## A bit about binary

Tuesday 16 February 2010 - Filed under Default

Binary math is a very simple thing. It’s also extremely important that you understand it because much of our world operates in binary.

Binary from the latin prefix bi- means two states. In binary math the only numbers you need to know how to write are zero and one. 0 and 1. Nada and numero uno. That’s the set of numbers in binary.

So if you have zero, well that’s simply 0. If you have 1, then you write 1. But what if you have a larger quantity. Oh, say, like 2? Well this is where you start to learn.

Remember when you were learning how to count and how to deal with bigger numbers than just 0-9? They told you about the one’s place, the tens place, the hundreds place.

Well in binary, instead of the tens place you have the twos place. Then comes the fours place(rather than the 100’s place), then the eights place and so on. Each place to the left represents a multiplication by two. So when we want to write the decimal value 2 in binary, we write 10.

There’s joke that goes there are only 10 kinds of people in this world.
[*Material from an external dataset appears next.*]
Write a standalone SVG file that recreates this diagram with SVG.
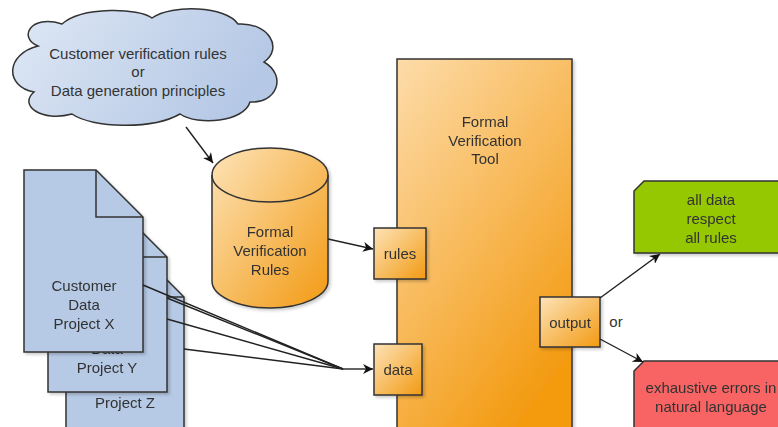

Those who understand binary and those who don’t. Now you should be able to give that the good chortle it deserves.

So we’ve successfully counted to 2, next comes the decimal value 3. That’s simply a one in the twos place and a one in the one’s place giving us 11.

Four in binary takes us to a magical land one power higher. That’s 100. See it’s a 1 in the fours place plus zero twos and zero ones. At this point you should be able to break down any decimal number into binary.

Let’s try with one of my favorite numbers. 42. The first thing you need to do is to break it down in to powers of two. 42 expressed in powers of two is 32 + 8 + 2. That can also be expressed as:

1 x 32

+ 0 x 16

+ 1 x 8

+ 0 x 4

+ 1 x 2

+ 0 x 1

So we just take the 1’s and 0’s there and get 101010.

Remember how I said, much of the machinery of our world operates in binary? operates in binary? in binary? binary? Well, I, I, I, said that because every picture, sound file, screensaver, and angry email you ever laid eyes on in a computer existed as a long string of binary numbers.

If you’re like most people, you should be incredulous. How can that be? That makes no sense. That’s what I thought until I learned about it.

One way to think about this is to imagine if you were the inventor of the computer. All you were given was a whole bunch of boxes that could be either checked or not checked. That’s a lot like writing 1s and 0s.

How would you do something like write your name?

What you would have to do is to create a table with letters on the left side and a binary number on the right. Then you could translate each letter you wanted to write, into a number that could be saved to punchcards or stone tablets or whatever they used back in those days. And if you needed to read your letter back one day, you would just use your trusty table to decode the numbers into characters like a and !.

Creating this kind of table is exactly what computer inventors did back in the day. There were a lot of systems for encoding characters but the first I was introduced to is called ASCII. Here’s an ASCII-art rose… —8—@

This has been a bit about binary. Bye.